Crooked Words #3: Lisa O'Neill, Haley Heynderickx, runo plum, Glyders

Lisa O'Neill - The Wind Doesn't Blow This Far Right
It's been some two-and-a-half years since Lisa O'Neill released the astonishing All Of This Is Chance LP, and the weight of those recordings feel as resolute as ever; a heft shaped by the words and sounds that ache and breathe and drift out of them.
And now a new step, a new EP to be released digitally next month with a physical release to follow in the new year. Called The Wind Doesn't Blow This Far Right, it's preceded by the title-track, a song some 8 years in the making, a dark and stunning reflection of the world we live in now.
Some terrors are born out of nature
Some terrors are born overnight
Some terrors are born out of leaders
With their eye on a different prize
Featuring Iona Zajac on backing vocals, and coupled with a striking video, it's a truly striking six-minutes; beautiful is a word for it, if beauty can be pulled from such heaviness (it has to be, it has to be).
Haley Heynderickx & Max García Conover - Fluorescent Light
We had to wait a long old time for Haley Heynderickx to follow-up her 2018 masterpiece, I Need To Start A Garden, but now just a year on from the record that finally did just that, Haley has announced another LP, this time a new collection from her burgeoning collaboration with Max Garcia Conover.
Having previously released Among Horses together in October of 2018, the pair join forces again for a new record to be released next month. Full details are slim just now however, writing on Instagram, Haley says : "After many years Max and I took the leap to write from a Woody Guthrie inspired lens...recorded to tape in a barn in Vermont."
Lead single Fluorescent Light is a think of delight, Haley's voice and the overall performance as warm and intriguing as we've come to expect; an unexpected and beautifully warm new chapter.
runo plum - pond
The forthcoming runo plum album, which arrives in mid-November, is one of those records that might well slip through the cracks that begin to form when we move into November, as the calendar draws to a close in a hazy swell of the year-end list race.
It shouldn't though, because patching is right up there with 2025's best work – a brooding, hefty display of indie-rock that knows exactly when to shrink and exactly when to burst right open.
New single 'pond' just about holds itself in check, always threatening to fully let go, to spill over the edge but feeling all the more powerful for never doing so, for finding a way to hang right on the precipice. Intimate, intense and enigmatic, it's a wholly captivating performance, ahead of the full album that's released November 14th; another addition to the ever-impressive Winspear roster.
Glyders - Moon Eyes
Drag City are one of those labels that have earned your attention regardless of how familiar you are with those asking for it. Formed in 1989, and home to the likes of Bonnie "Prince" Billy, Bill Callahan, Joanna Newsom, and Silver Jews among countless others, they label continue to find goodness in the shadowy edges of the musical world.
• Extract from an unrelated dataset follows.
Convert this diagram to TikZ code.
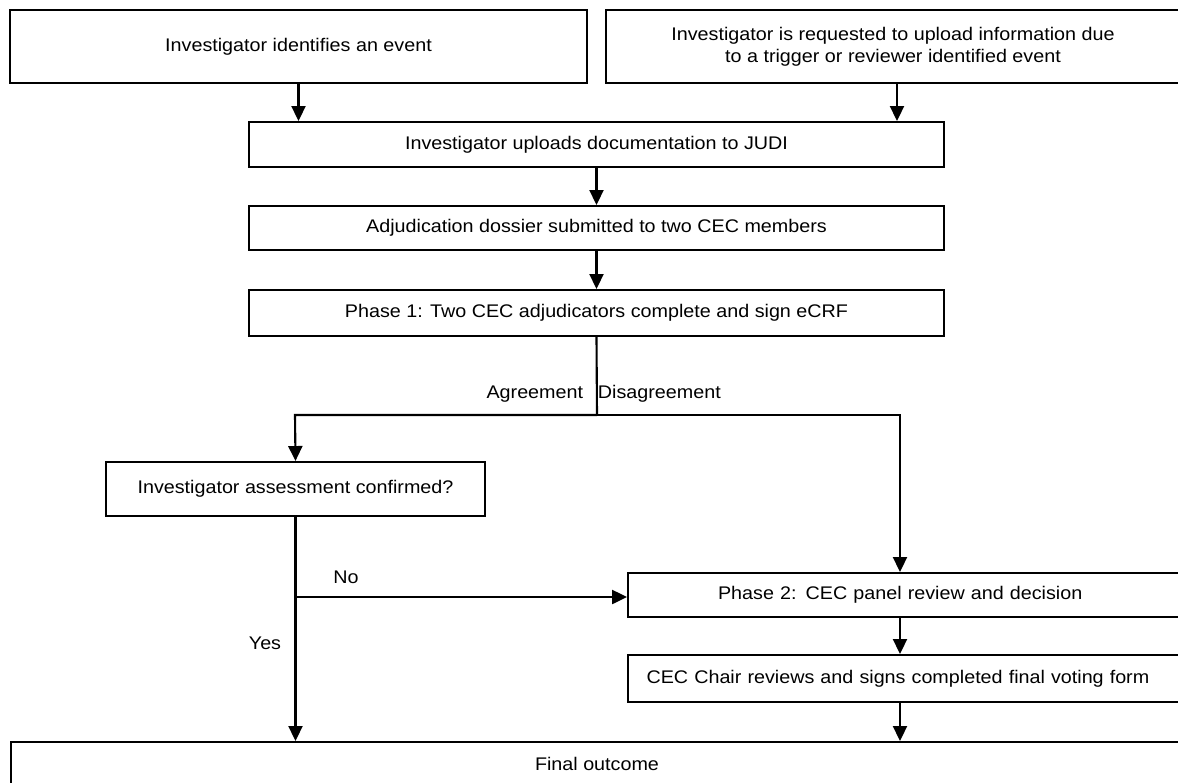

Current case in point: Chicago trio Glyders, who have have just shared new single 'Moon Eyes', the latest offering from their forthcoming Forever LP, which is released via the aforementioned label toward the end of November.
Carrying a Felice Brothers-like lilt and energy, the song is both wistful and endearing, a sprightly energy carrying us into its Autumnal glow with open arms and heart.